On Second Album, Steve Martin & Edie Brickell Do It Again
One of the great things about the collaboration between Edie Brickell and Steve Martin is that it just makes sense. Respective to their wide and various accomplishments, both are beloved entertainers who occupy a similar persona, aka, the winsome free spirit (he the banjo-toting funnyman, she the new bohemian). And, as musical partners, each has a way of playing on the idea, drawing out some of that essence in the other (it’s a partnership that extends to the theater, too; the pair’s new musical, Bright Star, begins a Broadway run next year).
Yet on their second album together, Martin and Brickell don’t chart any new musical territory; instead, the soul of So Familiar is easily found right in its name, one that signals a pre acquaintance, like a return visit from a dear, old friend.
The follow up “visit” was most certainly expected, after the title track from Love Has Come for You won a Grammy for Best American Roots Song at the 2014 awards, nudging out bids from Sarah Jarosz (“Build Me Up from Bones”), Steve Earle (“Invisible”), Allen Toussaint (“Shrimp Po-Boy, Dressed”), and Tim O’Brien and Darrell Scott (“Keep Your Dirty Lights On”). It wasn’t an undeserved win—then as today, both artists remain top tier performers—but one with implications that a second act would soon follow. For fans and likely Martin and Brickell as well, many were curious to see how the pair would recapture some of that album’s charms.
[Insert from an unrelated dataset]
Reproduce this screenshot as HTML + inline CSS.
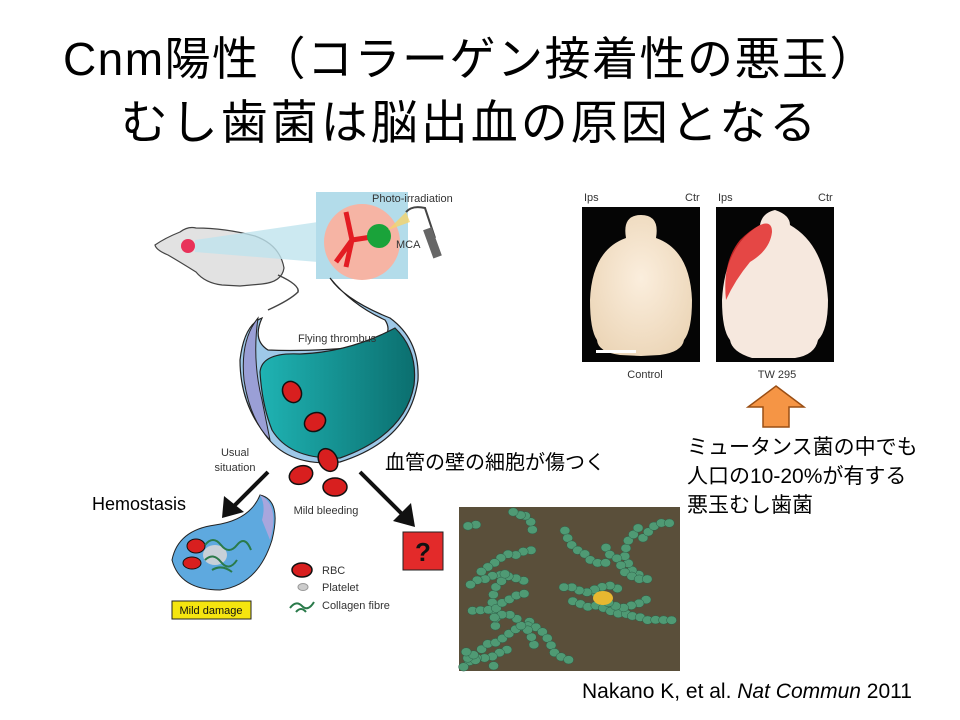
<!DOCTYPE html>
<html><head><meta charset="utf-8">
<style>
html,body{margin:0;padding:0;background:#fff;}
body{width:960px;height:720px;overflow:hidden;position:relative;font-family:"Liberation Sans","Noto Sans CJK JP",sans-serif;}
.t{position:absolute;white-space:nowrap;color:#000;}
</style></head><body>
<div class="t" style="left:0;width:940px;text-align:center;top:32px;font-size:46px;line-height:54px;letter-spacing:1.5px;">Cnm陽性（コラーゲン接着性の悪玉）</div>
<div class="t" style="left:0;width:940px;text-align:center;top:96px;font-size:47px;line-height:54px;letter-spacing:3px;">むし歯菌は脳出血の原因となる</div>

<svg width="960" height="720" style="position:absolute;left:0;top:0" xmlns="http://www.w3.org/2000/svg" font-family="Liberation Sans, sans-serif">
<defs>
<linearGradient id="tg" x1="0" x2="1"><stop offset="0" stop-color="#1fb3b3"/><stop offset="1" stop-color="#0b6f6f"/></linearGradient>
<radialGradient id="br" cx="0.5" cy="0.45" r="0.6"><stop offset="0" stop-color="#fbeedd"/><stop offset="1" stop-color="#ecd6b8"/></radialGradient>
</defs>
<!-- mouse -->
<path d="M155,245 Q165,238 180,232 Q188,226 196,228 Q225,228 255,236 Q280,245 284,268 Q282,282 262,284 L240,286 L222,285 Q205,283 196,272 Q180,262 168,255 Q156,250 155,245 Z" fill="#e2e2e2" stroke="#444" stroke-width="1.2"/>
<path d="M278,275 Q300,285 298,292 Q290,300 268,310" fill="none" stroke="#444" stroke-width="1.5"/>
<circle cx="188" cy="246" r="7" fill="#e8325a"/>
<polygon points="195,240 318,222 318,262 195,252" fill="#bfe3ee" opacity="0.8"/>
<!-- box -->
<rect x="316" y="192" width="92" height="87" fill="#b3dcea"/>
<circle cx="362" cy="242" r="38" fill="#f6b4a4"/>
<path d="M346,212 L352,240 L378,236 M352,240 L336,262 M352,240 L346,267" stroke="#e31c23" stroke-width="5" fill="none"/>
<circle cx="379" cy="236" r="12" fill="#1aa33a"/>
<path d="M388,230 L406,212 L410,222 Z" fill="#f5d36a" opacity="0.8"/>
<path d="M406,212 Q412,205 425,208 L435,238" fill="none" stroke="#444" stroke-width="2"/>
<rect x="428" y="228" width="9" height="30" fill="#666" transform="rotate(-20 432 243)"/>
<text x="372" y="202" font-size="11" fill="#333">Photo-irradiation</text>
<text x="396" y="248" font-size="11" fill="#333">MCA</text>
<!-- thrombus -->
<path d="M330,278 Q345,300 390,318 Q420,340 418,380 Q410,440 340,462 Q285,468 262,430 Q240,400 240,360 Q244,325 262,318 Q252,340 268,350 Q310,352 372,346 Q395,335 385,320 Q352,305 330,278 Z" fill="#9ec8e8" stroke="#222" stroke-width="1.2"/>
<path d="M258,318 Q240,340 244,380 Q250,420 270,440 L262,400 Q252,360 258,318 Z" fill="#9a9fd6" stroke="#222" stroke-width="1"/>
<path d="M260,372 Q262,352 300,354 Q350,352 395,328 Q418,350 414,385 Q405,435 340,458 Q290,460 272,430 Q262,405 260,372 Z" fill="url(#tg)" stroke="#222" stroke-width="1.2"/>
<ellipse cx="292" cy="392" rx="9" ry="11" fill="#d81f1f" stroke="#111" stroke-width="1.5" transform="rotate(-30 292 392)"/>
<ellipse cx="315" cy="422" rx="11" ry="9" fill="#d81f1f" stroke="#111" stroke-width="1.5" transform="rotate(-30 315 422)"/>
<ellipse cx="328" cy="460" rx="9" ry="12" fill="#d81f1f" stroke="#111" stroke-width="1.5" transform="rotate(-30 328 460)"/>
<ellipse cx="301" cy="475" rx="12" ry="9" fill="#d81f1f" stroke="#111" stroke-width="1.5" transform="rotate(-20 301 475)"/>
<ellipse cx="335" cy="487" rx="12" ry="9" fill="#d81f1f" stroke="#111" stroke-width="1.5"/>
<text x="298" y="342" font-size="11" fill="#333">Flying thrombus</text>
<text x="235" y="456" font-size="11" fill="#333" text-anchor="middle">Usual</text>
<text x="235" y="471" font-size="11" fill="#333" text-anchor="middle">situation</text>
<text x="326" y="514" font-size="11" fill="#333" text-anchor="middle">Mild bleeding</text>
<!-- arrows -->
<line x1="268" y1="472" x2="232" y2="508" stroke="#111" stroke-width="4"/>
<polygon points="222,518 224,496 244,512" fill="#111"/>
<line x1="360" y1="472" x2="404" y2="516" stroke="#111" stroke-width="4"/>
<polygon points="415,527 393,521 411,503" fill="#111"/>
<rect x="403" y="532" width="40" height="38" fill="#e32a2a" stroke="#222" stroke-width="1"/>
<text x="423" y="561" font-size="26" font-weight="bold" text-anchor="middle" fill="#111">?</text>
<!-- small thrombus -->
<path d="M260,495 Q282,500 272,540 Q258,585 220,590 Q180,590 172,560 Q178,530 215,525 Q250,520 260,495 Z" fill="#5ea9df" stroke="#222" stroke-width="1"/>
<path d="M260,495 Q280,505 270,540 L262,520 Q266,505 260,495 Z" fill="#a8a6dd"/>
<ellipse cx="196" cy="546" rx="9" ry="7" fill="#d81f1f" stroke="#111"/>
<ellipse cx="192" cy="563" rx="9" ry="6" fill="#d81f1f" stroke="#111"/>
<ellipse cx="215" cy="555" rx="12" ry="10" fill="#c8d0d8"/>
<path d="M205,545 q8,-10 16,0 t16,0 t14,5 M205,560 q8,-8 16,2 t16,-2 M212,570 q10,-6 20,2" stroke="#2a7a4a" stroke-width="2" fill="none"/>
<rect x="172" y="601" width="79" height="18" fill="#f5e50f" stroke="#222"/>
<text x="211" y="614" font-size="11" text-anchor="middle" fill="#111">Mild damage</text>
<!-- legend -->
<ellipse cx="302" cy="570" rx="10" ry="7" fill="#d81f1f" stroke="#111" stroke-width="1.5"/>
<text x="322" y="574" font-size="11" fill="#333">RBC</text>
<ellipse cx="303" cy="587" rx="5" ry="3.5" fill="#ccc" stroke="#999"/>
<text x="322" y="591" font-size="11" fill="#333">Platelet</text>
<path d="M290,608 q6,-8 12,-2 t12,-4 M296,612 q5,-6 10,0" stroke="#2a7a4a" stroke-width="2" fill="none"/>
<text x="322" y="609" font-size="11" fill="#333">Collagen fibre</text>
<!-- brains -->
<rect x="582" y="207" width="118" height="155" fill="#050505"/>
<rect x="716" y="207" width="118" height="155" fill="#050505"/>
<path d="M641,215 Q660,215 656,238 Q690,250 692,300 Q692,330 684,340 Q682,352 660,355 L641,356 L620,355 Q598,352 597,340 Q590,330 590,300 Q592,250 626,238 Q622,215 641,215 Z" fill="url(#br)"/>
<rect x="596" y="350" width="40" height="3" fill="#fff"/>
<path d="M775,210 Q790,215 790,225 Q825,245 828,300 Q828,330 818,340 Q815,355 795,358 L775,358 L752,358 Q732,352 730,340 Q722,330 722,300 Q725,245 760,225 Q762,213 775,210 Z" fill="#f6e8de"/>
<path d="M760,225 Q772,220 772,232 Q770,250 750,262 Q735,280 726,300 Q722,262 740,240 Q750,230 760,225 Z" fill="#e22a2a" opacity="0.85"/>
<g font-size="11" fill="#333">
<text x="584" y="201">Ips</text><text x="685" y="201">Ctr</text>
<text x="718" y="201">Ips</text><text x="818" y="201">Ctr</text>
<text x="645" y="378" text-anchor="middle">Control</text>
<text x="777" y="378" text-anchor="middle">TW 295</text>
</g>
<polygon points="776,386 804,407 789,407 789,427 763,427 763,407 748,407" fill="#f59545" stroke="#9a4e14" stroke-width="1.5"/>
<!-- SEM -->
<rect x="459" y="507" width="221" height="164" fill="#5a4f3a"/>
<g id="bac"></g>
</svg>

<div class="t" style="left:92px;top:494px;font-size:18px;">Hemostasis</div>
<div class="t" style="left:385px;top:446px;font-size:20px;">血管の壁の細胞が傷つく</div>
<div class="t" style="left:687px;top:433px;font-size:21px;line-height:29px;">ミュータンス菌の中でも<br>人口の10-20%が有する<br>悪玉むし歯菌</div>
<div class="t" style="left:582px;top:680px;font-size:21px;">Nakano K, et al. <i>Nat Commun</i> 2011</div>

<script>
var g=document.getElementById('bac'),s=7,h='';
function r(){s=(s*9301+49297)%233280;return s/233280;}
for(var c=0;c<22;c++){var x=465+r()*205,y=515+r()*148,a=r()*6.28;
for(var k=0;k<8;k++){a+=(r()-0.5)*1.2;x+=Math.cos(a)*8;y+=Math.sin(a)*8;
if(x<463||x>676||y<511||y>667)break;
h+='<ellipse cx="'+x.toFixed(1)+'" cy="'+y.toFixed(1)+'" rx="5" ry="4.2" fill="#4f9a74" stroke="#2e5e48" stroke-width="0.5"/>';}}
h+='<ellipse cx="603" cy="598" rx="10" ry="7" fill="#e8b830"/>';
g.innerHTML=h;
</script>
</body></html>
While Love Has Come for You featured an impressive roster of contributors—Esperanza Spalding, Sara and Sean Watkins, the Webb Sisters, Waddy Wachtel, and Martin’s bluegrass pals the Steep Canyon Rangers, to name a few—for this session, the duo, again aided by producer Peter Asher, extended an invite to a few different players, notably banjo pioneer Bela Fleck, who appears with his baritone banjo on the dreamy, Celtic-flecked “Heart of the Dreamer,” The Steep Canyon Rangers, who ride again on raucous bluegrass rounder, “Another Round,” and somewhat remarkably, Incubus’ Mike Einziger, who contributes electric guitar on a number of tracks.
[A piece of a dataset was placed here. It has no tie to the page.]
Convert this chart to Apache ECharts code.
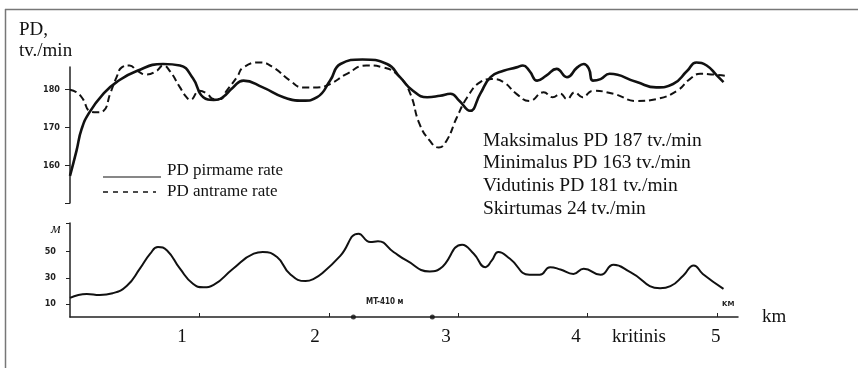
<!DOCTYPE html>
<html><head><meta charset="utf-8">
<script src="https://cdn.jsdelivr.net/npm/echarts@6/dist/echarts.min.js"></script>
<style>html,body{margin:0;padding:0;background:#fff}#c{width:858px;height:368px}</style>
</head><body><div id="c"></div>
<script>
// ---- data (distance in km) ----
const solidKm = [0,0.05,0.09,0.15,0.26,0.36,0.52,0.72,0.85,0.95,1.03,1.11,1.18,1.26,1.34,1.49,1.65,1.80,1.91,2.01,2.09,2.26,2.45,2.55,2.65,2.76,2.86,2.94,3.01,3.09,3.17,3.25,3.35,3.45,3.50,3.55,3.61,3.68,3.76,3.84,3.92,3.97,4.01,4.04,4.10,4.17,4.38,4.53,4.66,4.77,4.84,4.92,5.00,5.05];
const pdFirst = [157.2,163.8,169.6,174,179,182,185,186.8,186.4,183,178,177.3,178,180.6,182.4,180.6,178,177.1,178,182.4,186.8,188,186.8,183.3,179.7,178,178.4,178.9,177,174.4,178.9,183.3,185,185.9,186.4,185,182.4,183.7,185.5,183.3,185.9,186.8,185.5,182.4,182.8,184.2,182,180.6,181.5,185,187.2,186.4,183.7,182];
const dashKm = [0,0.05,0.10,0.15,0.21,0.26,0.31,0.36,0.40,0.46,0.52,0.59,0.67,0.72,0.77,0.85,0.90,0.93,1.00,1.06,1.11,1.16,1.21,1.29,1.34,1.47,1.57,1.70,1.80,1.91,2.01,2.14,2.29,2.42,2.55,2.63,2.70,2.78,2.85,2.91,2.99,3.07,3.17,3.26,3.35,3.45,3.55,3.66,3.73,3.79,3.84,3.90,3.96,4.04,4.20,4.38,4.53,4.69,4.79,4.87,4.97,5.06];
const pdSecond = [180,179.3,177.5,174.4,174,174.4,178.9,183.3,185.9,186.4,185,184,185,186.4,185,180.6,178,177.3,179.7,178.9,177.5,177.5,179.7,183.3,185.9,187.2,185.9,182.4,180.6,180.6,181.5,184.2,186.4,185.9,183.3,178.9,171,166.5,164.7,166.5,172.7,178,182,182.8,182,178.9,177,179.3,178,178.9,177.5,179.3,178,179.7,178.9,177,177.5,179.7,182.8,184.2,184,183.7];
const reliefKm = [0,0.13,0.23,0.33,0.44,0.54,0.62,0.68,0.75,0.85,0.95,1.03,1.11,1.26,1.42,1.49,1.60,1.70,1.82,1.88,1.96,2.09,2.23,2.32,2.38,2.50,2.60,2.78,2.86,3.03,3.12,3.21,3.26,3.31,3.40,3.55,3.63,3.71,3.79,3.89,3.97,4.10,4.20,4.33,4.56,4.64,4.74,4.82,4.89,5.05];
const reliefM = [14.6,17.7,16.9,18.2,24,37,48.5,53.6,51,37,25.4,22.8,24.6,37,48.5,49.8,45.9,33,27.5,29,34.4,47,63.8,57.4,58,49.8,43.3,34.9,37,55.4,48.5,38.2,43.3,49.8,44.6,32.3,32.3,38.2,36.4,33,37,32.3,40,34.4,22,23.6,31.8,39.5,33,21.5];
const markerKm = [2.19, 2.80];
const kmTicks = [1,2,3,4,5];
const kmLabelPos = [0.866,1.893,2.906,3.91,4.397,4.99];
const kmLabels = ['1','2','3','4','kritinis','5'];
const pdTicks = [150,160,170,180];
const pdLabels = [160,170,180];
const reliefTicks = [10,30,50,72];
const reliefLabels = [10,30,50];
const legendNames = ['PD pirmame rate','PD antrame rate'];
const statLines = ['Maksimalus PD 187 tv./min','Minimalus PD 163 tv./min','Vidutinis PD 181 tv./min','Skirtumas 24 tv./min'];

const XMAX = 5.162;
const zip = (a,b) => a.map((v,i)=>[v,b[i]]);
const serif = 'Liberation Serif, Times New Roman, serif';
const small = {fontSize:9,fontWeight:'bold',fontFamily:'DejaVu Sans Condensed, Liberation Sans, sans-serif',color:'#222'};

const chart = echarts.init(document.getElementById('c'));
const graphic = [
  {type:'line',shape:{x1:5,y1:9.5,x2:858,y2:9.5},style:{stroke:'#777',lineWidth:1.5}},
  {type:'line',shape:{x1:5.5,y1:9,x2:5.5,y2:368},style:{stroke:'#777',lineWidth:1.5}},
  {type:'text',x:19,y:30,style:{text:'PD,',font:'19px '+serif,fill:'#111',verticalAlign:'middle'}},
  {type:'text',x:19,y:51,style:{text:'tv./min',font:'19px '+serif,fill:'#111',verticalAlign:'middle'}},
  {type:'line',shape:{x1:103,y1:177,x2:161,y2:177},style:{stroke:'#111',lineWidth:1.2}},
  {type:'line',shape:{x1:103,y1:192,x2:156,y2:192},style:{stroke:'#111',lineWidth:1.5,lineDash:[5,5]}},
  {type:'text',x:167,y:170.5,style:{text:legendNames[0],font:'17px '+serif,fill:'#111',verticalAlign:'middle'}},
  {type:'text',x:167,y:192,style:{text:legendNames[1],font:'17px '+serif,fill:'#111',verticalAlign:'middle'}},
  {type:'text',x:51,y:229,style:{text:'м',font:'italic 15px '+serif,fill:'#111',verticalAlign:'middle'}},
  {type:'text',x:366,y:302,style:{text:'MT-410 м',font:'bold 8px DejaVu Sans Condensed, sans-serif',fill:'#222',verticalAlign:'middle'}},
  {type:'text',x:722,y:304,style:{text:'KM',font:'bold 7px DejaVu Sans, sans-serif',fill:'#222',verticalAlign:'middle'}}
];
statLines.forEach((t,i)=>graphic.push({type:'text',x:483,y:140.5+i*22.7,style:{text:t,font:'19.5px '+serif,fill:'#111',verticalAlign:'middle'}}));

chart.setOption({
  animation:false,
  backgroundColor:'#fff',
  grid:[
    {left:70,right:120,top:67,height:136},
    {left:70,right:120,top:223,height:94}
  ],
  xAxis:[
    {gridIndex:0,type:'value',min:0,max:XMAX,show:false},
    {gridIndex:1,type:'value',min:0,max:XMAX,
      name:'km',nameLocation:'end',nameGap:24,
      nameTextStyle:{fontFamily:serif,fontSize:19,color:'#111',padding:[0,0,16,0],align:'left'},
      axisLine:{lineStyle:{color:'#222',width:1.5}},
      axisTick:{inside:true,length:4,customValues:kmTicks,lineStyle:{color:'#222'}},
      axisLabel:{show:false},splitLine:{show:false}},
    {gridIndex:1,type:'value',min:0,max:XMAX,position:'bottom',
      axisLine:{show:false},axisTick:{show:false},splitLine:{show:false},
      axisLabel:{customValues:kmLabelPos,margin:11,fontFamily:serif,fontSize:19,color:'#111',
        formatter:v=>{const i=kmLabelPos.indexOf(v);return i>=0?kmLabels[i]:'';}}}
  ],
  yAxis:[
    {gridIndex:0,type:'value',min:150,max:186,
      axisLine:{show:true,lineStyle:{color:'#222',width:1.5}},
      axisTick:{show:true,length:5,customValues:pdTicks,lineStyle:{color:'#222'}},
      axisLabel:Object.assign({customValues:pdLabels,margin:10},small),
      splitLine:{show:false}},
    {gridIndex:1,type:'value',min:0,max:72,
      axisLine:{show:true,lineStyle:{color:'#222',width:1.5}},
      axisTick:{show:true,length:4,customValues:reliefTicks,lineStyle:{color:'#222'}},
      axisLabel:Object.assign({customValues:reliefLabels,margin:14},small),
      splitLine:{show:false}}
  ],
  series:[
    {name:legendNames[0],type:'line',xAxisIndex:0,yAxisIndex:0,data:zip(solidKm,pdFirst),smooth:0.5,showSymbol:false,clip:false,
      lineStyle:{color:'#111',width:2.6}},
    {name:legendNames[1],type:'line',xAxisIndex:0,yAxisIndex:0,data:zip(dashKm,pdSecond),smooth:0.5,showSymbol:false,clip:false,
      lineStyle:{color:'#111',width:2,type:[7,4]}},
    {name:'reljefas',type:'line',xAxisIndex:1,yAxisIndex:1,data:zip(reliefKm,reliefM),smooth:0.5,showSymbol:false,clip:false,
      lineStyle:{color:'#111',width:2}},
    {name:'MT',type:'scatter',xAxisIndex:1,yAxisIndex:1,data:markerKm.map(k=>[k,0]),symbolSize:5,clip:false,
      itemStyle:{color:'#111'}}
  ],
  graphic:graphic
});
</script></body></html>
The result is a collection of perfectly pleasant songs that sidle up as easily to Brickell’s coffee shop-ready catalog as they do to Martin’s very good releases with The Steep Canyon Rangers. But don’t file this under bluegrass; it’s more like adult contemporary roots. And it’s under that umbrella, from the predictable hammer-on effect and playful scaling Martin applies to his banjo, to the warmth nestled in Brickell’s every word, that listeners here are treated to handily delivered seconds. They will not go without their admirers, for sure, and as a person who delights in both artists for different reasons, including this shared project, I understand why so many things about it work. Brickell’s lush, drawl-like vocals remain undiminished; nearing 50, she still has that spritely, wonderfully wholesome tone all her own. Martin is a thoroughly charming, utterly capable banjo man. On So Familiar, there is little to dislike.
There is also little left to discover. Perhaps if Martin took some vocal leads, playing up his idiosyncratic singing voice; or if Brickell channeled some of the breezy individualism of a song like “What I Am.” Perhaps if songwriting maestro (and Brickell’s husband) Paul Simon joined in, or Asher applied a weathered patina to the album‘s buff shine, we might see more of each artist’s distinctive flair not already nicely packaged in Love Has Come for You. Reprising it all again makes this an album of good songs tendered by two cherished artists who play very well together, at the same game as before.